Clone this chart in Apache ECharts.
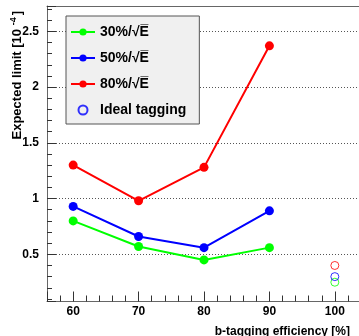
<!DOCTYPE html>
<html>
<head>
<meta charset="utf-8">
<script src="https://cdn.jsdelivr.net/npm/echarts@6/dist/echarts.min.js"></script>
<style>
  html, body { margin: 0; padding: 0; background: #fff; }
  #chart { width: 359px; height: 336px; }
</style>
</head>
<body>
<div id="chart"></div>
<script>
// b-tagging efficiency [%] for the three resolution scenarios
const efficiency = [60, 70, 80, 90];
const limit30 = [0.80, 0.57, 0.45, 0.56];
const limit50 = [0.93, 0.66, 0.56, 0.89];
const limit80 = [1.30, 0.98, 1.28, 2.37];

// ideal tagging points at 100 % efficiency (30 %, 50 %, 80 % resolution)
const idealEfficiency = 100;
const idealLimits = [0.25, 0.30, 0.40];

const seriesNames = ['30%/√E\u0305', '50%/√E\u0305', '80%/√E\u0305', 'Ideal tagging'];
const seriesColors = ['#00ff00', '#0000ff', '#ff0000'];

const xTickLabels = [60, 70, 80, 90, 100];
const yTickLabels = [0.5, 1, 1.5, 2, 2.5];

const FONT = '"Liberation Sans", Arial, Helvetica, sans-serif';

function pairs(xs, ys) {
  return xs.map((x, i) => [x, ys[i]]);
}

function lineSeries(name, values, color) {
  return {
    name: name,
    type: 'line',
    data: pairs(efficiency, values),
    symbol: 'circle',
    symbolSize: 9,
    lineStyle: { color: color, width: 2 },
    itemStyle: { color: color },
    emphasis: { disabled: true },
    animation: false,
    z: 3
  };
}

const chart = echarts.init(document.getElementById('chart'), null, { renderer: 'canvas' });

const option = {
  animation: false,
  backgroundColor: '#ffffff',
  grid: { left: 47, top: 6, width: 314, height: 295.5, containLabel: false, outerBoundsMode: 'none' },
  xAxis: [{
    type: 'value',
    min: 56, max: 104,
    minInterval: 10, maxInterval: 10,
    name: 'b-tagging efficiency [%]',
    nameLocation: 'end',
    nameGap: -11,
    nameMoveOverlap: false,
    nameTextStyle: {
      fontFamily: FONT, fontWeight: 'bold', fontSize: 12, color: '#000',
      align: 'right', verticalAlign: 'top', padding: [24, 0, 0, 0]
    },
    axisLine: { show: true, lineStyle: { color: '#666', width: 1 } },
    axisTick: { show: true, inside: true, length: 10, lineStyle: { color: '#333', width: 1 } },
    minorTick: { show: true, splitNumber: 5, length: 6, lineStyle: { color: '#333', width: 1 } },
    splitLine: { show: false },
    axisLabel: {
      fontFamily: FONT, fontWeight: 'bold', fontSize: 12, color: '#000', margin: 4,
      formatter: v => (xTickLabels.includes(Math.round(v * 1000) / 1000) ? String(v) : '')
    }
  }, {
    type: 'value',
    position: 'top',
    min: 56, max: 104,
    axisLine: { show: true, lineStyle: { color: '#666', width: 1 } },
    axisTick: { show: false },
    axisLabel: { show: false },
    splitLine: { show: false }
  }],
  yAxis: {
    type: 'value',
    min: 0.077, max: 2.727,
    minInterval: 0.5, maxInterval: 0.5,
    name: 'Expected limit [10 {sup|-4}]',
    nameLocation: 'end',
    nameRotate: 90,
    nameGap: -5,
    nameMoveOverlap: false,
    nameTextStyle: {
      fontFamily: FONT, fontWeight: 'bold', fontSize: 13, color: '#000',
      align: 'right', verticalAlign: 'bottom', padding: [0, 0, 21, 0],
      rich: {
        sup: { fontFamily: FONT, fontWeight: 'bold', fontSize: 9, color: '#000', padding: [0, 2, 8, 0] }
      }
    },
    axisLine: { show: true, lineStyle: { color: '#666', width: 1 } },
    axisTick: { show: true, inside: true, length: 9, lineStyle: { color: '#333', width: 1 } },
    minorTick: { show: true, splitNumber: 5, length: 5, lineStyle: { color: '#333', width: 1 } },
    splitLine: { show: true, lineStyle: { color: '#555', width: 1, type: [1, 2] } },
    axisLabel: {
      fontFamily: FONT, fontWeight: 'bold', fontSize: 12, color: '#000', margin: 8,
      formatter: v => (yTickLabels.includes(Math.round(v * 1000) / 1000) ? String(v) : '')
    }
  },
  legend: {
    orient: 'vertical',
    left: 66, top: 16,
    padding: [9, 13, 7, 4],
    itemGap: 12,
    itemWidth: 24,
    itemHeight: 9,
    backgroundColor: '#f0f0f0',
    borderColor: '#555',
    borderWidth: 1,
    borderRadius: 0,
    selectedMode: false,
    textStyle: { fontFamily: FONT, fontWeight: 'bold', fontSize: 14, color: '#000' },
    data: seriesNames
  },
  series: [
    lineSeries(seriesNames[0], limit30, seriesColors[0]),
    lineSeries(seriesNames[1], limit50, seriesColors[1]),
    lineSeries(seriesNames[2], limit80, seriesColors[2]),
    {
      name: seriesNames[3],
      type: 'scatter',
      symbol: 'circle',
      symbolSize: 8,
      itemStyle: { color: 'rgba(0,0,0,0)', borderColor: '#0000ff', borderWidth: 1 },
      emphasis: { disabled: true },
      data: idealLimits.map((v, i) => ({
        value: [idealEfficiency, v],
        itemStyle: { color: 'rgba(0,0,0,0)', borderColor: seriesColors[i], borderWidth: 1 }
      })),
      z: 4
    }
  ]
};

chart.setOption(option);
</script>
</body>
</html>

____________________

■ **Aim**: Repeat the lines above, starting at the first and stopping after the line that holds "const yTickLabels = [0.5, 1, 1.5, 2, 2.5];", with the pictures left out.

■ **Exercise response**:
Clone this chart in Apache ECharts.
<!DOCTYPE html>
<html>
<head>
<meta charset="utf-8">
<script src="https://cdn.jsdelivr.net/npm/echarts@6/dist/echarts.min.js"></script>
<style>
  html, body { margin: 0; padding: 0; background: #fff; }
  #chart { width: 359px; height: 336px; }
</style>
</head>
<body>
<div id="chart"></div>
<script>
// b-tagging efficiency [%] for the three resolution scenarios
const efficiency = [60, 70, 80, 90];
const limit30 = [0.80, 0.57, 0.45, 0.56];
const limit50 = [0.93, 0.66, 0.56, 0.89];
const limit80 = [1.30, 0.98, 1.28, 2.37];

// ideal tagging points at 100 % efficiency (30 %, 50 %, 80 % resolution)
const idealEfficiency = 100;
const idealLimits = [0.25, 0.30, 0.40];

const seriesNames = ['30%/√E\u0305', '50%/√E\u0305', '80%/√E\u0305', 'Ideal tagging'];
const seriesColors = ['#00ff00', '#0000ff', '#ff0000'];

const xTickLabels = [60, 70, 80, 90, 100];
const yTickLabels = [0.5, 1, 1.5, 2, 2.5];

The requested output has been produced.